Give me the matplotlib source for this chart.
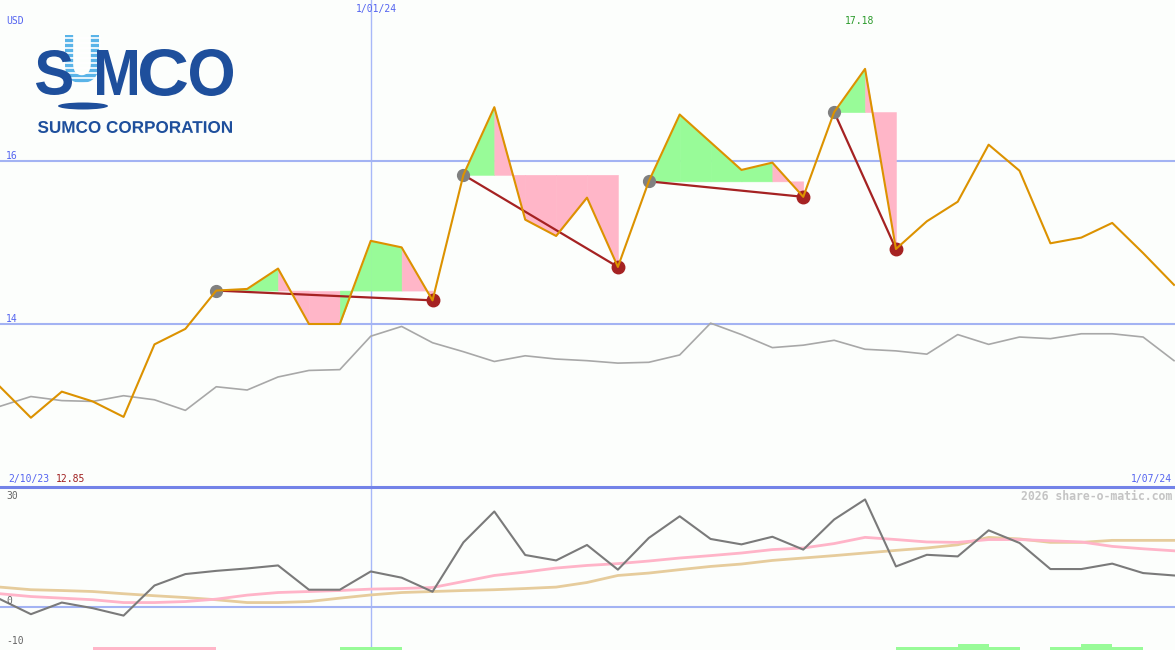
import numpy as np
import matplotlib
matplotlib.use("Agg")
import matplotlib.pyplot as plt
from matplotlib.textpath import TextPath
from matplotlib.font_manager import FontProperties
from matplotlib.patches import PathPatch, Ellipse
from matplotlib.transforms import Affine2D

W, H = 1175, 650
SPLIT = 487  # pixel row of the panel divider

# ---------- data (weekly closes, 9 Oct 2023 .. 1 Jul 2024) ----------
price = [13.23, 12.85, 13.17, 13.05, 12.86, 13.75, 13.94, 14.41, 14.43, 14.68,
         14.00, 14.00, 15.02, 14.94, 14.29, 15.83, 16.66, 15.28, 15.08, 15.55,
         14.70, 15.75, 16.57, 16.23, 15.89, 15.98, 15.56, 16.60, 17.13, 14.92,
         15.26, 15.50, 16.20, 15.88, 14.99, 15.06, 15.24, 14.87, 14.48]
index_line = [12.99, 13.11, 13.06, 13.05, 13.12, 13.07, 12.94, 13.23, 13.19, 13.35,
              13.43, 13.44, 13.85, 13.97, 13.77, 13.66, 13.54, 13.61, 13.57, 13.55,
              13.52, 13.53, 13.62, 14.01, 13.87, 13.71, 13.74, 13.80, 13.69, 13.67,
              13.63, 13.87, 13.75, 13.84, 13.82, 13.88, 13.88, 13.84, 13.55]
# trend runs: (start index, end index)
segments = [(7, 14), (15, 20), (21, 26), (27, 29)]

osc = [2.05, -1.7, 1.2, -0.2, -2.05, 5.45, 8.3, 9.1, 9.7, 10.45,
       4.4, 4.4, 8.95, 7.4, 3.9, 16.2, 23.9, 13.05, 11.7, 15.55,
       9.4, 17.3, 22.7, 17.05, 15.7, 17.6, 14.4, 21.9, 26.9, 10.2,
       13.1, 12.7, 19.2, 16.05, 9.55, 9.55, 10.9, 8.55, 7.95]
osc_fast = [3.4, 2.7, 2.3, 1.9, 1.2, 1.2, 1.45, 2.05, 3.05, 3.7,
            3.95, 4.2, 4.55, 4.7, 4.95, 6.45, 7.95, 8.8, 9.8, 10.45,
            10.9, 11.55, 12.3, 12.9, 13.55, 14.4, 14.8, 15.9, 17.45, 16.9,
            16.3, 16.2, 16.9, 16.9, 16.6, 16.3, 15.2, 14.6, 14.1]
osc_slow = [5.05, 4.4, 4.2, 3.95, 3.4, 2.9, 2.45, 1.9, 1.2, 1.2,
            1.45, 2.3, 3.1, 3.7, 3.95, 4.2, 4.4, 4.7, 5.05, 6.2,
            7.95, 8.55, 9.4, 10.2, 10.8, 11.7, 12.3, 12.9, 13.55, 14.2,
            14.8, 15.6, 17.45, 17.05, 16.2, 16.2, 16.7, 16.7, 16.7]
# weekly signal strip at the bottom (+ green, - pink)
signal = [0, 0, 0, -1, -1, -1, -1, 0, 0, 0, 0, 1, 1, 0, 0, 0, 0, 0, 0, 0,
          0, 0, 0, 0, 0, 0, 0, 0, 0, 1, 1, 2, 1, 0, 1, 2, 1, 0]

marker_week = 12          # 1/01/24
price_ticks = [16, 14]
osc_ticks = [30, 0, -10]

C = {
    "bg": "#fcfefc", "grid": "#a3b3f3", "div": "#7383e8", "blue": "#5464f0",
    "orange": "#dc9200", "index": "#a8a8a8", "green": "#98fb98", "pink": "#ffb6c8",
    "dred": "#a52222", "gmark": "#808080", "osc": "#7a7a7a", "fast": "#ffb4c8",
    "slow": "#e6cc9c", "logo": "#1e4f9c", "logo2": "#5ab4e8",
}

fig = plt.figure(figsize=(W / 100, H / 100), dpi=100, facecolor=C["bg"])
ax = fig.add_axes([0, 1 - SPLIT / H, 1, SPLIT / H], facecolor=C["bg"])
low = fig.add_axes([0, 0, 1, (H - SPLIT) / H], facecolor=C["bg"])
ov = fig.add_axes([0, 0, 1, 1], zorder=10)
ov.set_xlim(0, W)
ov.set_ylim(H, 0)
ov.patch.set_alpha(0)
ov.axis("off")

x = np.arange(len(price))
xmax = (len(price) - 1) * W / 1174
for a in (ax, low):
    a.set_xlim(0, xmax)
    a.axis("off")
    a.axvline(marker_week, color="#a8b8f8", lw=1.0, zorder=1)
ax.set_ylim(12.0, 17.975)
low.set_ylim(-10.625, 30)

# ---------- main panel ----------
for t in price_ticks:
    ax.axhline(t, color=C["grid"], lw=1.5, zorder=1)
ax.plot(x, index_line, color=C["index"], lw=1.2, zorder=2)

p = np.array(price)
for s, e in segments:
    ref = p[s]
    for i in range(s, e):
        col = C["green"] if p[i + 1] >= ref else C["pink"]
        ax.fill_between(x[i:i + 2], p[i:i + 2], ref, facecolor=col,
                        edgecolor=col, lw=0.4, zorder=2)
    ax.plot([s, e], [p[s], p[e]], color=C["dred"], lw=1.6, zorder=3)
    ax.plot(s, p[s], "o", ms=8.5, color=C["gmark"], zorder=3)
    ax.plot(e, p[e], "o", ms=9, color=C["dred"], zorder=4)
ax.plot(x, price, color=C["orange"], lw=1.5, zorder=5)

# ---------- lower panel ----------
low.axhline(0, color=C["grid"], lw=1.5, zorder=1)
low.plot(x, osc_slow, color=C["slow"], lw=2.0, zorder=2)
low.plot(x, osc_fast, color=C["fast"], lw=2.0, zorder=2)
low.plot(x, osc, color=C["osc"], lw=1.5, zorder=3)
sig = np.array(signal)
low.bar(x[:-1], np.abs(sig) * 0.75, bottom=-10.625, width=1, align="edge",
        color=[C["green"] if v > 0 else C["pink"] for v in sig], lw=0, zorder=2)

ov.axhline(SPLIT, color=C["div"], lw=2.2)

# ---------- texts ----------
mono = "DejaVu Sans Mono"
def lab(px, py, s, color=C["blue"], ha="left", size=7, bold=False):
    ov.text(px, py, s, color=color, ha=ha, va="center", fontsize=size,
            family=mono, fontweight="bold" if bold else "normal")

lab(6, 21, "USD")
lab(376, 9, "1/01/24", ha="center")
lab(6, 156, str(price_ticks[0]))
lab(6, 319, str(price_ticks[1]))
lab(860, 21, "17.18", color="#2a9a2a", ha="center")
lab(8, 479, "2/10/23")
lab(56, 479, "12.85", color="#a02020")
lab(1172, 479, "1/07/24", ha="right")
lab(6, 496, str(osc_ticks[0]), color="#666666")
lab(6, 601, str(osc_ticks[1]), color="#666666")
lab(6, 641, str(osc_ticks[2]), color="#666666")
lab(1172, 496, "2026 share-o-matic.com", color="#c4c4c4", ha="right", size=8.3, bold=True)

# ---------- logo ----------
fp = FontProperties(family="Liberation Sans", weight="bold")
def word(s, x0, x1, y0, y1, color, z=11):
    tp = TextPath((0, 0), s, size=100, prop=fp)
    bb = tp.get_extents()
    tr = (Affine2D().translate(-bb.x0, -bb.y0)
          .scale((x1 - x0) / bb.width, -(y1 - y0) / bb.height)
          .translate(x0, y1))
    ov.add_patch(PathPatch(tr.transform_path(tp), fc=color, ec="none", zorder=z))

word("U", 65, 99, 35, 83, C["logo2"], z=11)
for yy in np.arange(38, 84, 5):
    ov.plot([64, 100], [yy, yy], color="white", lw=1.2, zorder=11.5)
word("S", 36, 72, 50, 95, C["logo"], z=12)
word("M", 97, 137, 50, 95, C["logo"], z=12)
word("C", 140, 187, 49, 96, C["logo"], z=12)
word("O", 190, 233, 49, 96, C["logo"], z=12)
ov.add_patch(Ellipse((83, 106), 50, 7, fc=C["logo"], ec="none", zorder=12))
word("SUMCO CORPORATION", 38, 232, 121, 133, C["logo"], z=12)

fig.savefig("out.png", dpi=100, facecolor=C["bg"])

* * * * * * *

* _WORK REQUIRED_
Pictures are excluded: retype only the lines from the beginning of the listing above through the line with "SPLIT = 487", both included.

* _ANSWER TO THIS TASK_
Give me the matplotlib source for this chart.
import numpy as np
import matplotlib
matplotlib.use("Agg")
import matplotlib.pyplot as plt
from matplotlib.textpath import TextPath
from matplotlib.font_manager import FontProperties
from matplotlib.patches import PathPatch, Ellipse
from matplotlib.transforms import Affine2D

W, H = 1175, 650
SPLIT = 487  # pixel row of the panel divider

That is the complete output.